— START —

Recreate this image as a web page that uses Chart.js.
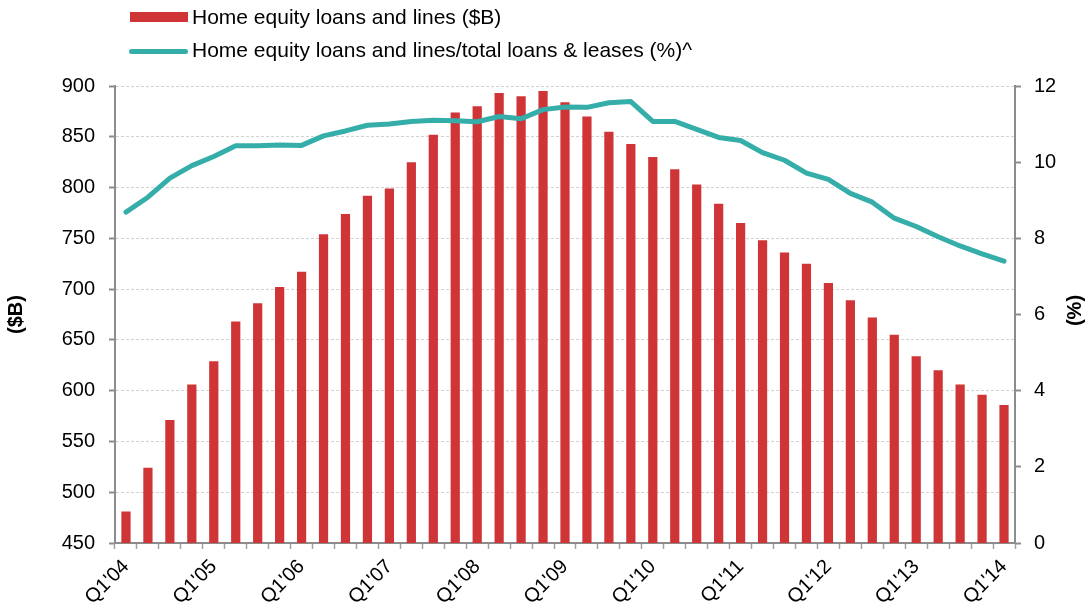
<!DOCTYPE html>
<html>
<head>
<meta charset="utf-8">
<script src="https://cdn.jsdelivr.net/npm/chart.js@4/dist/chart.umd.min.js"></script>
<style>
html,body{margin:0;padding:0;background:#fff;}
#wrap{position:relative;width:1087px;height:607px;overflow:hidden;}
#c{position:absolute;left:0;top:0;}
.lg{position:absolute;font-family:"Liberation Sans",Arial,sans-serif;font-size:21px;line-height:24px;color:#000;white-space:nowrap;}
.sw{position:absolute;}
</style>
</head>
<body>
<div id="wrap">
  <canvas id="c" width="1087" height="607"></canvas>
  <div class="sw" id="sw1" style="left:130px;top:12px;width:58px;height:10px;background:#CF3436;"></div>
  <div class="lg" id="lg1" style="left:192px;top:5px;"></div>
  <div class="sw" id="sw2" style="left:129px;top:49px;width:59px;height:5px;border-radius:3px;background:#35ADA9;"></div>
  <div class="lg" id="lg2" style="left:192px;top:38px;"></div>
</div>
<script>
// ---- data ----
const categories = [
  "Q1'04","Q2'04","Q3'04","Q4'04",
  "Q1'05","Q2'05","Q3'05","Q4'05",
  "Q1'06","Q2'06","Q3'06","Q4'06",
  "Q1'07","Q2'07","Q3'07","Q4'07",
  "Q1'08","Q2'08","Q3'08","Q4'08",
  "Q1'09","Q2'09","Q3'09","Q4'09",
  "Q1'10","Q2'10","Q3'10","Q4'10",
  "Q1'11","Q2'11","Q3'11","Q4'11",
  "Q1'12","Q2'12","Q3'12","Q4'12",
  "Q1'13","Q2'13","Q3'13","Q4'13",
  "Q1'14"
];
const homeEquityB = [
  481, 524, 571, 606,
  629, 668, 686, 702,
  717, 754, 774, 792,
  799, 825, 852, 874,
  880, 893, 890, 895,
  884, 870, 855, 843,
  830, 818, 803, 784,
  765, 748, 736, 725,
  706, 689, 672, 655,
  634, 620, 606, 596,
  586
];
const homeEquityPct = [
  8.69, 9.08, 9.58, 9.91,
  10.15, 10.43, 10.43, 10.45,
  10.44, 10.69, 10.82, 10.97,
  11.00, 11.07, 11.10, 11.09,
  11.06, 11.20, 11.14, 11.38,
  11.45, 11.44, 11.56, 11.59,
  11.07, 11.07, 10.86, 10.65,
  10.57, 10.25, 10.05, 9.71,
  9.55, 9.18, 8.95, 8.53,
  8.31, 8.04, 7.80, 7.59,
  7.40
];
const seriesNames = [
  "Home equity loans and lines ($B)",
  "Home equity loans and lines/total loans & leases (%)^"
];
const leftAxis = { min: 450, max: 900, step: 50, title: "($B)" };
const rightAxis = { min: 0, max: 12, step: 2, title: "(%)" };

document.getElementById('lg1').textContent = seriesNames[0];
document.getElementById('lg2').textContent = seriesNames[1];

const FONT = "'Liberation Sans', Arial, sans-serif";
Chart.defaults.font.family = FONT;
Chart.defaults.color = '#000';

const AXIS = '#8c8c8c';

const rightTitlePlugin = {
  id: 'rightTitle',
  afterDraw(chart) {
    const ctx = chart.ctx;
    const s = chart.scales.y1;
    ctx.save();
    ctx.font = 'bold 20px ' + FONT;
    ctx.fillStyle = '#000';
    ctx.textAlign = 'center';
    ctx.textBaseline = 'middle';
    ctx.translate(1075, (s.top + s.bottom) / 2 - 4);
    ctx.rotate(-Math.PI / 2);
    ctx.fillText(rightAxis.title, 0, 0);
    ctx.restore();
  }
};

new Chart(document.getElementById('c'), {
  type: 'bar',
  data: {
    labels: categories,
    datasets: [
      {
        type: 'line',
        label: seriesNames[1],
        data: homeEquityPct,
        yAxisID: 'y1',
        borderColor: '#35ADA9',
        borderWidth: 5,
        pointRadius: 0,
        tension: 0,
        borderCapStyle: 'round',
        borderJoinStyle: 'round',
        fill: false,
        order: 1
      },
      {
        type: 'bar',
        label: seriesNames[0],
        data: homeEquityB,
        yAxisID: 'y',
        backgroundColor: '#CF3436',
        barPercentage: 0.42,
        categoryPercentage: 1.0,
        order: 2
      }
    ]
  },
  options: {
    responsive: false,
    animation: false,
    layout: { padding: { top: 86, left: 0, right: 0, bottom: 0 } },
    plugins: {
      legend: { display: false },
      tooltip: { enabled: false }
    },
    scales: {
      x: {
        offset: true,
        grid: {
          drawOnChartArea: false,
          drawTicks: true,
          tickLength: 6,
          tickColor: '#a0a0a0',
          tickWidth: 1.5,
          offset: true
        },
        border: { color: AXIS, width: 2 },
        ticks: {
          autoSkip: false,
          maxRotation: 45,
          minRotation: 45,
          padding: 6,
          color: '#000',
          font: { size: 20 },
          callback: function (v, i) {
            const l = categories[i];
            return l.startsWith('Q1') ? l : '';
          }
        },
        afterFit(scale) { scale.height = 64; }
      },
      y: {
        position: 'left',
        min: leftAxis.min,
        max: leftAxis.max,
        ticks: {
          stepSize: leftAxis.step,
          padding: 14,
          color: '#000',
          font: { size: 20 }
        },
        grid: {
          color: '#d2d2d2',
          lineWidth: 1,
          tickLength: 6,
          tickColor: AXIS,
          tickWidth: 2
        },
        border: { color: AXIS, width: 2, dash: [3, 2] },
        title: {
          display: true,
          text: leftAxis.title,
          color: '#000',
          font: { size: 20, weight: 'bold' },
          padding: { top: 4, bottom: 0 }
        },
        afterFit(scale) { scale.width = 115; }
      },
      y1: {
        position: 'right',
        min: rightAxis.min,
        max: rightAxis.max,
        ticks: {
          stepSize: rightAxis.step,
          padding: 13,
          color: '#000',
          font: { size: 20 }
        },
        grid: {
          drawOnChartArea: false,
          tickLength: 6,
          tickColor: AXIS,
          tickWidth: 2
        },
        border: { color: AXIS, width: 2 },
        afterFit(scale) { scale.width = 72; }
      }
    }
  },
  plugins: [rightTitlePlugin]
});
</script>
</body>
</html>
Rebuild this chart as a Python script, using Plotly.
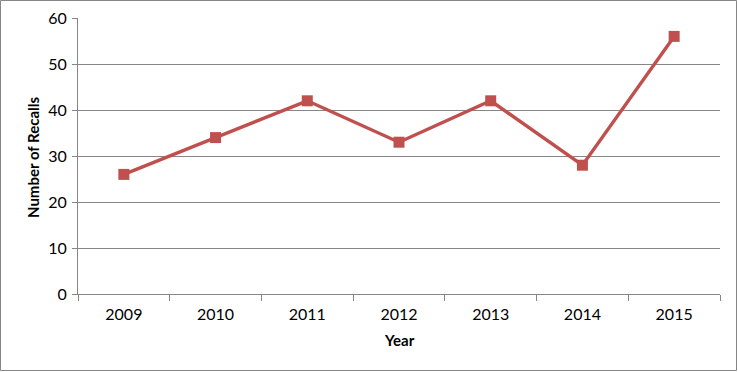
import plotly.graph_objects as go

years = ["2009", "2010", "2011", "2012", "2013", "2014", "2015"]
recalls = [26, 34, 42, 33, 42, 28, 56]

W, H = 738, 372
ml, mr, mt, mb = 78, 18, 18, 78
pw, ph = W - ml - mr, H - mt - mb

fig = go.Figure(go.Scatter(
    x=years, y=recalls, mode="lines+markers",
    line=dict(color="#C0504D", width=3.4),
    marker=dict(symbol="square", size=11, color="#C0504D"),
    cliponaxis=False,
))

font = "Lato, Calibri, 'Open Sans', sans-serif"
fig.update_layout(
    width=W, height=H,
    margin=dict(l=ml, r=mr, t=mt, b=mb, autoexpand=False),
    paper_bgcolor="white", plot_bgcolor="white",
    showlegend=False,
    font=dict(family=font, size=16, color="#000000"),
    xaxis=dict(
        type="category", range=[-0.5, 6.5], automargin=False,
        showline=True, linecolor="#868686", linewidth=1,
        ticks="outside", tickson="boundaries", ticklen=6, tickcolor="#868686",
        showgrid=False, ticklabelstandoff=6,
    ),
    yaxis=dict(
        range=[0, 60], dtick=10, automargin=False,
        showline=True, linecolor="#868686", linewidth=1,
        ticks="outside", ticklen=5, tickcolor="#868686",
        showgrid=True, gridcolor="#868686", gridwidth=1,
        zeroline=False, ticklabelstandoff=2,
    ),
    annotations=[
        dict(text="<b>Year</b>", xref="paper", yref="paper",
             x=(399 - ml) / pw, y=-(340 - mt - ph) / ph, showarrow=False,
             font=dict(size=15), xanchor="center", yanchor="middle"),
        dict(text="<b>Number of Recalls</b>", xref="paper", yref="paper",
             x=-(ml - 33) / pw, y=(mt + ph - 157) / ph, showarrow=False,
             textangle=-90, font=dict(size=15), xanchor="center", yanchor="middle"),
    ],
    shapes=[dict(
        type="rect", xref="paper", yref="paper",
        x0=-(ml - 0.5) / pw, x1=1 + (mr - 1.5) / pw,
        y0=-(mb - 1.5) / ph, y1=1 + (mt - 0.5) / ph,
        line=dict(color="#868686", width=1), layer="below",
    )],
)

fig.write_html("out.html", config={"displayModeBar": False},
               post_script="document.body.style.margin='0';")
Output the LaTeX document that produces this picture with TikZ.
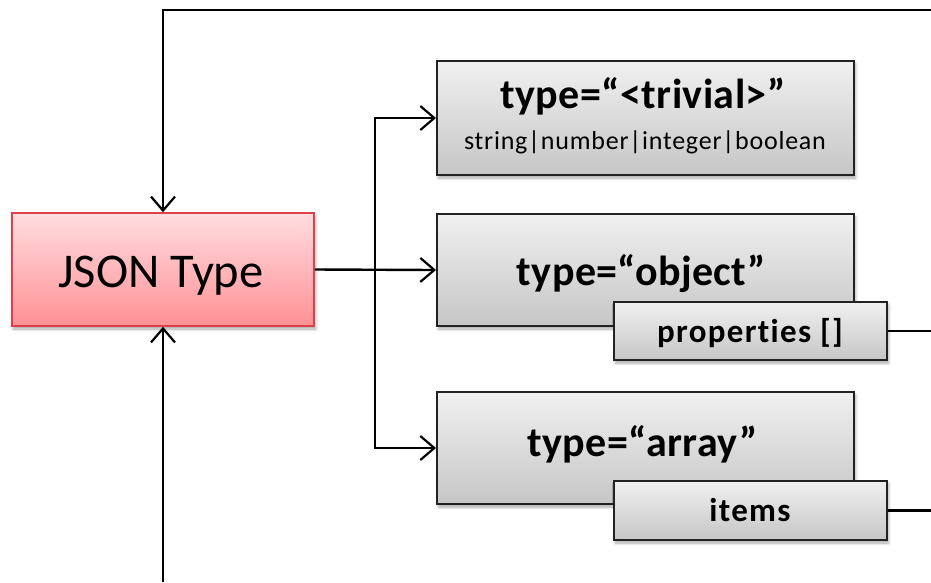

— END —

### WHAT IS ASKED
Which lines in the listing above hold the word "document"? Show each of them.

### RIGHT ANSWER
document.getElementById('lg1').textContent = seriesNames[0];
document.getElementById('lg2').textContent = seriesNames[1];
new Chart(document.getElementById('c'), {
               post_script="document.body.style.margin='0';")
Output the LaTeX document that produces this picture with TikZ.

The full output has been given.